Poetry Doesn’t Pay, and Prayer Doesn’t Either

Irish poet Rita Ann Higgins has a poem called “Poetry Doesn’t Pay.”  I began the decade living for poetry.   I end the 2000s with one half remembered line and a focus on payment rather than poetics.

I’m still working on imagining my way out of my day job and into being an at home mom.  Oh what a passel of worries (“gremlins” as Magpie Girl calls them) have been stirred up as I imagine stepping into the void that is life without guaranteed salary and benefits!  One of the more bizarre worries that has emerged is how I’ll find spiritual nourishment in this new venture.

The role of spirituality in my life is not a bizarre concern, of course, but it’s generally considered rather superfluous to one’s career choices.  My current job certainly does not have a spiritual dimension.  Why would I expect the new home business I hope to pull together to have any direct connection to the way I talk to God?

I am coming to realize all the pressure I am putting on myself, on how I expect that earning money in a new way will change everything that motherhood has not already rearranged.  As much as I have liked the general direction of my life, Moira’s birth began the seismic quake I was waiting for.  Now I am looking for everything to shift; I am impatient for all of the random puzzle pieces of me to fall into place.

Some who know me in the “real world” might laugh to hear this, but my ideal job would be to be a priest.  There are several impediments, of course, seeing that I am female, and even if I could become an Episcopalian or something, I still cannot commit to Christianity solely enough to convince a congregation of my piety.  Since I don’t think I am quite ready to start holding revivals in my backyard and no established religions will have me (or I won’t have them…), it seems that prayer isn’t going to bring in a paycheck.  At least not directly…
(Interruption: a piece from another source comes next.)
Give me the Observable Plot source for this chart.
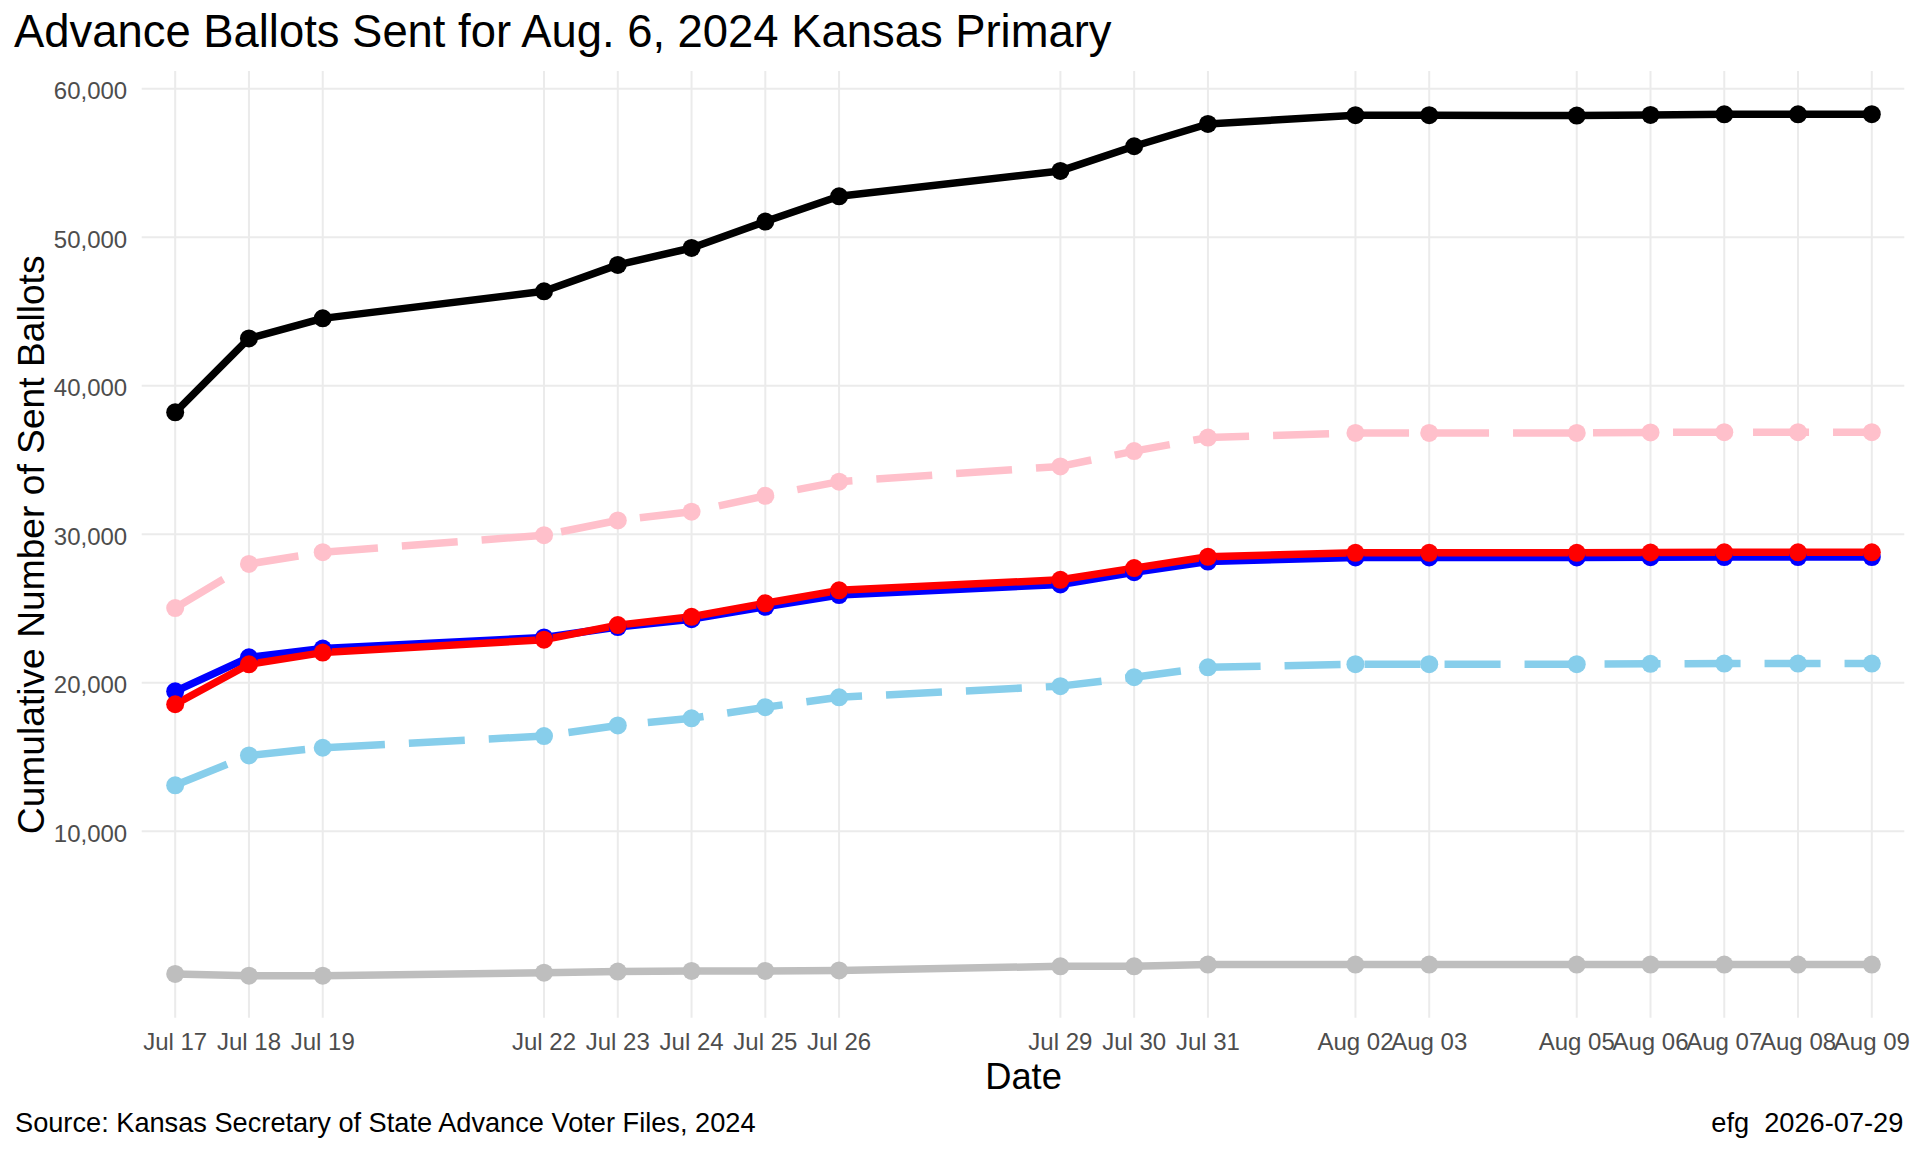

I am overwhelmed by the weight of my dreams, my burdensome need for poetry and and a life that is purely mine from waking ’til sleep.  The love of my child, my husband, my home is a crippling curse and an incessant blessing and the only thing that matters at the end of the day.  This love is the stuff my prayers are made of.

May this love be strong enough.

May I be strong enough.

But nothing,
you can’t pay me in poems or prayers,
or your husband’s jokes,
or with photographs of your children
in lucky lemon sweaters hand made by your dead Great Aunt
who had amnesia and the croup

Rita Ann Higgins, “Poetry Doesn’t Pay”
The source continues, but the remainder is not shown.